Goal
List all lines in the material below that contain "this".

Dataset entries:
## BEGIN

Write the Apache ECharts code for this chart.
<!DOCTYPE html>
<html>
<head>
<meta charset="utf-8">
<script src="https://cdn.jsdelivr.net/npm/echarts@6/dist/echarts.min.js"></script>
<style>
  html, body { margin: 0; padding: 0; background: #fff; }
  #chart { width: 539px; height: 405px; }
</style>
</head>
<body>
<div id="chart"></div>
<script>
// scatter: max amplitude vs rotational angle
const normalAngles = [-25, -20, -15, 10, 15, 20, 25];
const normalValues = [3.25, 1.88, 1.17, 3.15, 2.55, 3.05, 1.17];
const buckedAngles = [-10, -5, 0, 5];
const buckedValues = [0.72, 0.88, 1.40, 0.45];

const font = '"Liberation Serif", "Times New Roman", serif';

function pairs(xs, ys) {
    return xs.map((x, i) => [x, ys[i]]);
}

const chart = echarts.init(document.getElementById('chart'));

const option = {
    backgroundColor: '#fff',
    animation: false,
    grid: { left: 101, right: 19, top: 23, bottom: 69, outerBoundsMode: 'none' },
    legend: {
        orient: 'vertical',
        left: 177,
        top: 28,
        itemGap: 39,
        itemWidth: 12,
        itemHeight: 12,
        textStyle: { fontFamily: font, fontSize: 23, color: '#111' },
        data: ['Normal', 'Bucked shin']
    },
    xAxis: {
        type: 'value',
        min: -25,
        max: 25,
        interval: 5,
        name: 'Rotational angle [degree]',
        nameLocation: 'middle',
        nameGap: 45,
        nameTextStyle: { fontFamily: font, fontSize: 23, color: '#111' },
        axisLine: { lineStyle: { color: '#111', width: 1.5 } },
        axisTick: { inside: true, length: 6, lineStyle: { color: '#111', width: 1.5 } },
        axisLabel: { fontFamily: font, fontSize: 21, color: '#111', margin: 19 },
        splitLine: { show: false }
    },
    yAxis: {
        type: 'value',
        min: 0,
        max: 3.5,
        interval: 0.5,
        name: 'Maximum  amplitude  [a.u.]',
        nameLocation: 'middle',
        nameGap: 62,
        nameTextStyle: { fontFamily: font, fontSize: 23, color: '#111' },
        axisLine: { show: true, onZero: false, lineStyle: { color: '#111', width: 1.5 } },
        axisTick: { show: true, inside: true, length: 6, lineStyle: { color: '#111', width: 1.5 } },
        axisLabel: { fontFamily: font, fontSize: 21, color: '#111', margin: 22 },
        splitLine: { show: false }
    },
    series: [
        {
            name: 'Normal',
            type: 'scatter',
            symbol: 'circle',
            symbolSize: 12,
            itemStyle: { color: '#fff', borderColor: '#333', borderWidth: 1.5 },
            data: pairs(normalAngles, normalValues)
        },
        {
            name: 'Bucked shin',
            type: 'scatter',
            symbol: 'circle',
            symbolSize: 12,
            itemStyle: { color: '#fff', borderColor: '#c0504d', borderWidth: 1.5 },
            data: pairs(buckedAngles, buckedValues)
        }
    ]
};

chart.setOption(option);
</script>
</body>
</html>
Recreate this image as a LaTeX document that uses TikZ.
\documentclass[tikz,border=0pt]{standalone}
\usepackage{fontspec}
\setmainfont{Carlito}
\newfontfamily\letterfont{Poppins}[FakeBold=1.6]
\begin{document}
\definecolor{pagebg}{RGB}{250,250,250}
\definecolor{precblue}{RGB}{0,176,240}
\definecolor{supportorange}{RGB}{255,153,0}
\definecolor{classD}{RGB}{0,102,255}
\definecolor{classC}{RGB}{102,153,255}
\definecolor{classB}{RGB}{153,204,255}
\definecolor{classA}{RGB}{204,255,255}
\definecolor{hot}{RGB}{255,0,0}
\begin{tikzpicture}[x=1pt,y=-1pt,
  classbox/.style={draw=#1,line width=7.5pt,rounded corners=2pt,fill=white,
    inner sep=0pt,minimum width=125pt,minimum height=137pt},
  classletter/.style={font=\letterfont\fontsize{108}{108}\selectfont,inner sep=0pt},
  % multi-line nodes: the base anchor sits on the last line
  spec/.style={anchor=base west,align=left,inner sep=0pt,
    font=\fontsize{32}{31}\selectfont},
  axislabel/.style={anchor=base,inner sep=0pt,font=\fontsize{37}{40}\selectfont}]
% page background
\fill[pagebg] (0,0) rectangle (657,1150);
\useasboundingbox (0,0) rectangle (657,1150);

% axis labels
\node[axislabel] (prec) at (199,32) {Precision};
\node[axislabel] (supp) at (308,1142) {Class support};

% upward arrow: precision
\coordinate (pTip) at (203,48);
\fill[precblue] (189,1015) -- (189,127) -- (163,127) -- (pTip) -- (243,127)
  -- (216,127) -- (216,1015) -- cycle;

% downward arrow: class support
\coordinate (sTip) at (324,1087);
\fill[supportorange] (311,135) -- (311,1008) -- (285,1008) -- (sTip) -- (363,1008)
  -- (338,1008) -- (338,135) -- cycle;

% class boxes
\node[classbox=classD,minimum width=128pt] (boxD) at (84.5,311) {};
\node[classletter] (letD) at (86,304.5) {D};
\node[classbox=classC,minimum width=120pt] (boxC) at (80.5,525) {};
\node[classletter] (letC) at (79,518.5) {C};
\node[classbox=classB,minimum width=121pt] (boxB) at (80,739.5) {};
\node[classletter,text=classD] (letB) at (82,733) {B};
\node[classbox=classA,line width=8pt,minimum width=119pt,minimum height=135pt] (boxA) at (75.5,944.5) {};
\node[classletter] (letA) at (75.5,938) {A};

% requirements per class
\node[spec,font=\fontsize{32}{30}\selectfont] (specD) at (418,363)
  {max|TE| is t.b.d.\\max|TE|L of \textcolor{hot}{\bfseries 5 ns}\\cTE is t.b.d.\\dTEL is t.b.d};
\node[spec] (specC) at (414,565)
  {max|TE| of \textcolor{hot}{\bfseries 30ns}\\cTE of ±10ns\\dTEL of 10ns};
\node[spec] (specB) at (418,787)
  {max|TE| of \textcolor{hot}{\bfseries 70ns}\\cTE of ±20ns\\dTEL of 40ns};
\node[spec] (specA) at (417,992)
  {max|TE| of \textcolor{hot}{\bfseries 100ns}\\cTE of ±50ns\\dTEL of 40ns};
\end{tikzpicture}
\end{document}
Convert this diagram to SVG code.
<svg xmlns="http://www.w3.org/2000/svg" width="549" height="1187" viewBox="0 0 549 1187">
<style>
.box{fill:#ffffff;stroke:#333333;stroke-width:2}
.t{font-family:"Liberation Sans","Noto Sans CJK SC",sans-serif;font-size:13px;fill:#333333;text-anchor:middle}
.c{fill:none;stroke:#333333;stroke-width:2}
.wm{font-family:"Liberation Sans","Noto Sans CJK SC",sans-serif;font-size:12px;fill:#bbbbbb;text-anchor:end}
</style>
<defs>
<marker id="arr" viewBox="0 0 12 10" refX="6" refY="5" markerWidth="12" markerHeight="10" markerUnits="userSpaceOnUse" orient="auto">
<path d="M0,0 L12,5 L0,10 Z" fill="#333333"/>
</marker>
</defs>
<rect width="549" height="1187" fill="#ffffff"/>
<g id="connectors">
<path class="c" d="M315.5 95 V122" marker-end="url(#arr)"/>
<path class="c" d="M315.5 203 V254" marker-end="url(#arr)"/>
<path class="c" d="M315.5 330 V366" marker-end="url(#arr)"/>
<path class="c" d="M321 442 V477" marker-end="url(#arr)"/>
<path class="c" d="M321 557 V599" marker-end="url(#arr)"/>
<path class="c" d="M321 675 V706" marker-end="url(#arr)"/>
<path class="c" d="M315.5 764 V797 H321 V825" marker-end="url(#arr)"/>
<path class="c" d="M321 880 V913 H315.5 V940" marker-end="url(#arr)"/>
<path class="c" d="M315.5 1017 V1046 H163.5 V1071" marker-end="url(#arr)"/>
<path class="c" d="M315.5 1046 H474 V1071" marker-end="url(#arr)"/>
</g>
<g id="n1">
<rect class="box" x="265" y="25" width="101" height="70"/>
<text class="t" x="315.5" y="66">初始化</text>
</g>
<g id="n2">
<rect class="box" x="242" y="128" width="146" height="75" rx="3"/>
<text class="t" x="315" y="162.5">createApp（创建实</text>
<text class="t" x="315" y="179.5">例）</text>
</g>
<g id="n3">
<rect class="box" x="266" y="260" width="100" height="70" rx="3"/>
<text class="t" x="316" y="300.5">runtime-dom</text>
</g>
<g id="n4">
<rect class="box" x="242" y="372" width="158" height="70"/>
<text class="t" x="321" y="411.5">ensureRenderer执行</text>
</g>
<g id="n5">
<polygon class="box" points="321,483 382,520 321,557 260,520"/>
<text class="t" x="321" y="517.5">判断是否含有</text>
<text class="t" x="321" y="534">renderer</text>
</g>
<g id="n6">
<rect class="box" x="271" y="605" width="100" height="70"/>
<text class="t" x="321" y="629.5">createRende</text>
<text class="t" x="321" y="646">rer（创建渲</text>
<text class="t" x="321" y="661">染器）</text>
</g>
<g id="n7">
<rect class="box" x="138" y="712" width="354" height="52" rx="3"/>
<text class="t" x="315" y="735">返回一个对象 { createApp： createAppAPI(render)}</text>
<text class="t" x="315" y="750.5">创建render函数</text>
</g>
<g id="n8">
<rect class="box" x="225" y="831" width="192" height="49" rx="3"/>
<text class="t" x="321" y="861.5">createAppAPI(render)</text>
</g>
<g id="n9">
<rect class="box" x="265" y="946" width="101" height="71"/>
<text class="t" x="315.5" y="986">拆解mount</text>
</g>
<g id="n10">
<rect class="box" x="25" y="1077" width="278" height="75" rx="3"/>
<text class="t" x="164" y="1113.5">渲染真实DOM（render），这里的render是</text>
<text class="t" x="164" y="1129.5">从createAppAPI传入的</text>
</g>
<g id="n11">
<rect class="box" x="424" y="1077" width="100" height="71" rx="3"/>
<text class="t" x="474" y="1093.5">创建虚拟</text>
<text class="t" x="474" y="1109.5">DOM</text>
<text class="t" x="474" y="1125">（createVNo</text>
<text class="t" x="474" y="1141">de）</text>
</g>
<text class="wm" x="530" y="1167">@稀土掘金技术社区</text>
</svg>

## END
## BEGIN

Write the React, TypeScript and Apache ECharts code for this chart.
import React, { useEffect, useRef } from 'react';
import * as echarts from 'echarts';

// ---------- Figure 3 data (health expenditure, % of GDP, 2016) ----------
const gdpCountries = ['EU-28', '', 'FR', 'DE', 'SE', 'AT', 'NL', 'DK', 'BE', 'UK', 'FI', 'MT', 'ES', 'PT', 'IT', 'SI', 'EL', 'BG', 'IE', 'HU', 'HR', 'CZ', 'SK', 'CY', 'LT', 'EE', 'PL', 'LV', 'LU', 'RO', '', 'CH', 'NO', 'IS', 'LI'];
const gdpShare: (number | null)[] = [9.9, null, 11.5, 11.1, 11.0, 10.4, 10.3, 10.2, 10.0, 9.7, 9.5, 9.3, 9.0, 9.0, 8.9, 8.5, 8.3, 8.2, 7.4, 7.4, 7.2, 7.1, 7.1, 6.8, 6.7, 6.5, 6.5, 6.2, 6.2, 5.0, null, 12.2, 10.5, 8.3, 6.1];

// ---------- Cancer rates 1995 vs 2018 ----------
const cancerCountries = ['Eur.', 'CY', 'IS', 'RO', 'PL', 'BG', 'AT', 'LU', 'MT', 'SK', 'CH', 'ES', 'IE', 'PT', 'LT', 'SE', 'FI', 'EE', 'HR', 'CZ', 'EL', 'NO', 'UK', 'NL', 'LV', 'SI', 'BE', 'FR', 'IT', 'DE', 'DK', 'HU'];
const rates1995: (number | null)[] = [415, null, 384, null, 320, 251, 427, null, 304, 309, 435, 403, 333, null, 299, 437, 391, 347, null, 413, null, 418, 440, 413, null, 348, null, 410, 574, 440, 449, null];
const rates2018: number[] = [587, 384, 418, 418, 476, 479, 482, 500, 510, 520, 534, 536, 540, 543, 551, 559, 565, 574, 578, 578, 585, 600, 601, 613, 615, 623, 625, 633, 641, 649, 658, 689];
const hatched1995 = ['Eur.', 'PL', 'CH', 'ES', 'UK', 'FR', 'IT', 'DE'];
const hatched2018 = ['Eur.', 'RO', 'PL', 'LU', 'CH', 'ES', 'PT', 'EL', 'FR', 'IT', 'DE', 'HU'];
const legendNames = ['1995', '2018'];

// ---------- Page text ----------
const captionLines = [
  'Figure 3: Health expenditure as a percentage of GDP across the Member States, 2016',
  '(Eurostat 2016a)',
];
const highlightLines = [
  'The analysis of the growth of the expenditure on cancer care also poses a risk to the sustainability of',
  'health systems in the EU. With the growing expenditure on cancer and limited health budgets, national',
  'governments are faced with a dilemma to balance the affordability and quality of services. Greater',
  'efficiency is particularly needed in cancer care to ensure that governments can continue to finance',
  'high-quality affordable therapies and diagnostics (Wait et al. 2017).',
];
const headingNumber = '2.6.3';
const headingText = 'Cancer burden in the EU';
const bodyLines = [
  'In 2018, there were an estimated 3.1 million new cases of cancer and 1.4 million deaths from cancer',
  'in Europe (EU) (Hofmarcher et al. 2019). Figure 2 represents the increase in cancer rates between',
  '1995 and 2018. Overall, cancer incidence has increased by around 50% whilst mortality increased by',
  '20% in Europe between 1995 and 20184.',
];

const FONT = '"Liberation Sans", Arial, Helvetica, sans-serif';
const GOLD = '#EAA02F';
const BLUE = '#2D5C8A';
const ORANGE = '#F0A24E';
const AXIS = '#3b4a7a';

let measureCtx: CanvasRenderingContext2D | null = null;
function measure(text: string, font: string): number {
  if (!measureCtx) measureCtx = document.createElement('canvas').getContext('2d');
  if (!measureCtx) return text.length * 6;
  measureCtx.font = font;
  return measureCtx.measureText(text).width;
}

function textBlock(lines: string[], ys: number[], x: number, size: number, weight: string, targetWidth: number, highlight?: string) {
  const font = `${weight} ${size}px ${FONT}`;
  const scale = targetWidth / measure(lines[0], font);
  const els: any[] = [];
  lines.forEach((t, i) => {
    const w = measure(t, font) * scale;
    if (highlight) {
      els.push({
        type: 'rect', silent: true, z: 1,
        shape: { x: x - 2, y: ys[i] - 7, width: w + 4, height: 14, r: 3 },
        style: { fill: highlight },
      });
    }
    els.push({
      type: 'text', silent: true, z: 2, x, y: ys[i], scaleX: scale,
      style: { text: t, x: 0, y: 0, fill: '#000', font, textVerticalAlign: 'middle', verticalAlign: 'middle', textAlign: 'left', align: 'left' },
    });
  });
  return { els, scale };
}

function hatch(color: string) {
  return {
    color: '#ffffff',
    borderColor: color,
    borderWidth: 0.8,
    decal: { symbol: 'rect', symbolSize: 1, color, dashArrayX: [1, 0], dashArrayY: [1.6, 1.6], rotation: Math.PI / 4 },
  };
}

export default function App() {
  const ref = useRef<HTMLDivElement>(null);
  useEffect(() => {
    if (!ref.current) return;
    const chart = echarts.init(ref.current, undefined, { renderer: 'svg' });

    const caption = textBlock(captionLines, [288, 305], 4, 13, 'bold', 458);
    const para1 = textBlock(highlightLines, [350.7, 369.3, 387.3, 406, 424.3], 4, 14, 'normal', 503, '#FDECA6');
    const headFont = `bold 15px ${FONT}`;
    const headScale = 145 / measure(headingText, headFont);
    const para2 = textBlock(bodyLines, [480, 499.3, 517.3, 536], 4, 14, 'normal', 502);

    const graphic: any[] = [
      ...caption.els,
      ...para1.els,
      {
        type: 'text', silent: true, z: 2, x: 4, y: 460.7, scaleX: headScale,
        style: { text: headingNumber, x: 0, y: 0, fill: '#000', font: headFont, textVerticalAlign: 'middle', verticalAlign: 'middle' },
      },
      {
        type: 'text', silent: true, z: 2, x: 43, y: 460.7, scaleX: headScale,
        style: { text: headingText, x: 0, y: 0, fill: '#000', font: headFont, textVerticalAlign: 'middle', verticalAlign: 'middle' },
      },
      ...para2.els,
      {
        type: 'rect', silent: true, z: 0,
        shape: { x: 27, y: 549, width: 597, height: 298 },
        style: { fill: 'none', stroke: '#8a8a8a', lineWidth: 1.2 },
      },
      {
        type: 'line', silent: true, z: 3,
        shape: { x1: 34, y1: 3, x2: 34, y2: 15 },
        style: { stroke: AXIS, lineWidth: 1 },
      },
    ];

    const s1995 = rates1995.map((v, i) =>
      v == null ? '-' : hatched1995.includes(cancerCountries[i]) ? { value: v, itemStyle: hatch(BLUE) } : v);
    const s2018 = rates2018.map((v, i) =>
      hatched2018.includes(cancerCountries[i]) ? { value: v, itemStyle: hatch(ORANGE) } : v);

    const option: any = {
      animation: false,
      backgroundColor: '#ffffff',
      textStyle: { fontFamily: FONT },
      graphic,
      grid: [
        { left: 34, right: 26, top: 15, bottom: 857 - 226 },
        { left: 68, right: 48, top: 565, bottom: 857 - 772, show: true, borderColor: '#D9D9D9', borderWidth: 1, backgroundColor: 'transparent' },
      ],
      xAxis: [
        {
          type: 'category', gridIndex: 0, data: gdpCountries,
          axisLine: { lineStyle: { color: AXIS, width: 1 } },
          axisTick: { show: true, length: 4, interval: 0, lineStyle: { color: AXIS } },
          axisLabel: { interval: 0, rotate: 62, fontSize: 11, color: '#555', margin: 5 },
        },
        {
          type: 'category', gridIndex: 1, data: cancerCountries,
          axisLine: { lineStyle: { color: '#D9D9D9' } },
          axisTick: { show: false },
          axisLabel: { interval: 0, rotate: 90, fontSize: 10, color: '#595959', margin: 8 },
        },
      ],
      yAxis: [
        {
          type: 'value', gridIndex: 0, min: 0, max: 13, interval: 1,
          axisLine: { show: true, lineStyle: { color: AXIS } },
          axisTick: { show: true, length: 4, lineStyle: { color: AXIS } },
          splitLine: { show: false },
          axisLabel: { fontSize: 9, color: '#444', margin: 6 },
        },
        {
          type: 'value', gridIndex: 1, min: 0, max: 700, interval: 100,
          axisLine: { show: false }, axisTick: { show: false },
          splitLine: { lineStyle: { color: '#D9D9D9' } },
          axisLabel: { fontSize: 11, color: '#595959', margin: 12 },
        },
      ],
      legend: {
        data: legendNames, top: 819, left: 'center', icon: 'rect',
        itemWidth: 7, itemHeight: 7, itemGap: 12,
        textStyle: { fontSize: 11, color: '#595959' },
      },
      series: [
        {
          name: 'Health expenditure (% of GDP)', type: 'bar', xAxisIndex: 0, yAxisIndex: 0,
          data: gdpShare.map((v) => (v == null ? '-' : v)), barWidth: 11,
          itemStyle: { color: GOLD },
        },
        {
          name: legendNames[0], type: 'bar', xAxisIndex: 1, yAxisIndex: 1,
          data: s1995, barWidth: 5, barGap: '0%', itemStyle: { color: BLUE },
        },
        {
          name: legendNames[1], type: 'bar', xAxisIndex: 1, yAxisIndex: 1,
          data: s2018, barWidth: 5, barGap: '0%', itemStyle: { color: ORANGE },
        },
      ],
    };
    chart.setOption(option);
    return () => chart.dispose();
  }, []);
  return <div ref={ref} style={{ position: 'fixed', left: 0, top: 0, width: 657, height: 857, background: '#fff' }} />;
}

## END

Result
Write the Apache ECharts code for this chart.
Recreate this image as a LaTeX document that uses TikZ.
Convert this diagram to SVG code.
Write the React, TypeScript and Apache ECharts code for this chart.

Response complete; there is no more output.